* _Aim of the exercise_: Below is a listing to transcribe in full and exactly; keep the pictures out.

-- start of Dataset extract --

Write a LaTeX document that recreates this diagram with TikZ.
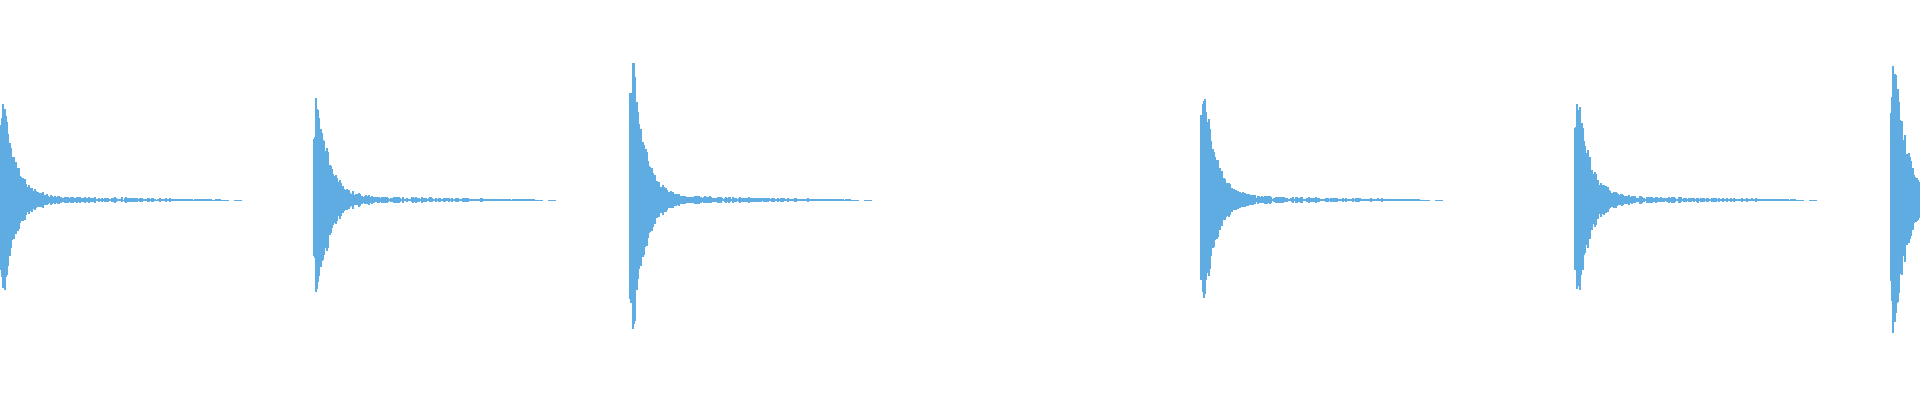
\documentclass[tikz,border=0pt]{standalone}
\definecolor{wave}{RGB}{94,172,226}
\begin{document}
\begin{tikzpicture}[x=1pt,y=-1pt,wavebar/.style={draw=wave,line width=1.1pt}]
\useasboundingbox (0,0) rectangle (1920,400);
\pgfmathsetseed{11}
\foreach \xz/\amp in {0/104,314/102,630/138,1201/110,1575/101,1891/141}{
  \foreach \i in {0,...,220}{
    \pgfmathsetmacro{\xx}{\xz+\i}
    \ifdim\xx pt<1920pt
    \pgfmathsetmacro{\env}{\amp*exp(-max(\i-4,0)/12)*(0.72+0.28*rnd)*(\i<2?0.75:1)+ (4.5-\i/55)*rnd}
    \pgfmathsetmacro{\up}{200-\env-0.4}
    \pgfmathsetmacro{\dn}{200+\env*(0.9+0.1*rnd)+0.4}
    \draw[wavebar] (\xx,\up) -- (\xx,\dn);
    \fi
  }
  \coordinate (base\xz) at (\xz,200);
  \coordinate (tail\xz) at (\xz+242,200);
  \draw[wave,line width=1pt,dash pattern=on 8pt off 5pt] ([xshift=221pt]base\xz) -- (tail\xz);
}
\end{tikzpicture}
\end{document}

-- end of Dataset extract --

* _Output of the task_:
Write a LaTeX document that recreates this diagram with TikZ.
\documentclass[tikz,border=0pt]{standalone}
\definecolor{wave}{RGB}{94,172,226}
\begin{document}
\begin{tikzpicture}[x=1pt,y=-1pt,wavebar/.style={draw=wave,line width=1.1pt}]
\useasboundingbox (0,0) rectangle (1920,400);
\pgfmathsetseed{11}
\foreach \xz/\amp in {0/104,314/102,630/138,1201/110,1575/101,1891/141}{
  \foreach \i in {0,...,220}{
    \pgfmathsetmacro{\xx}{\xz+\i}
    \ifdim\xx pt<1920pt
    \pgfmathsetmacro{\env}{\amp*exp(-max(\i-4,0)/12)*(0.72+0.28*rnd)*(\i<2?0.75:1)+ (4.5-\i/55)*rnd}
    \pgfmathsetmacro{\up}{200-\env-0.4}
    \pgfmathsetmacro{\dn}{200+\env*(0.9+0.1*rnd)+0.4}
    \draw[wavebar] (\xx,\up) -- (\xx,\dn);
    \fi
  }
  \coordinate (base\xz) at (\xz,200);
  \coordinate (tail\xz) at (\xz+242,200);
  \draw[wave,line width=1pt,dash pattern=on 8pt off 5pt] ([xshift=221pt]base\xz) -- (tail\xz);
}
\end{tikzpicture}
\end{document}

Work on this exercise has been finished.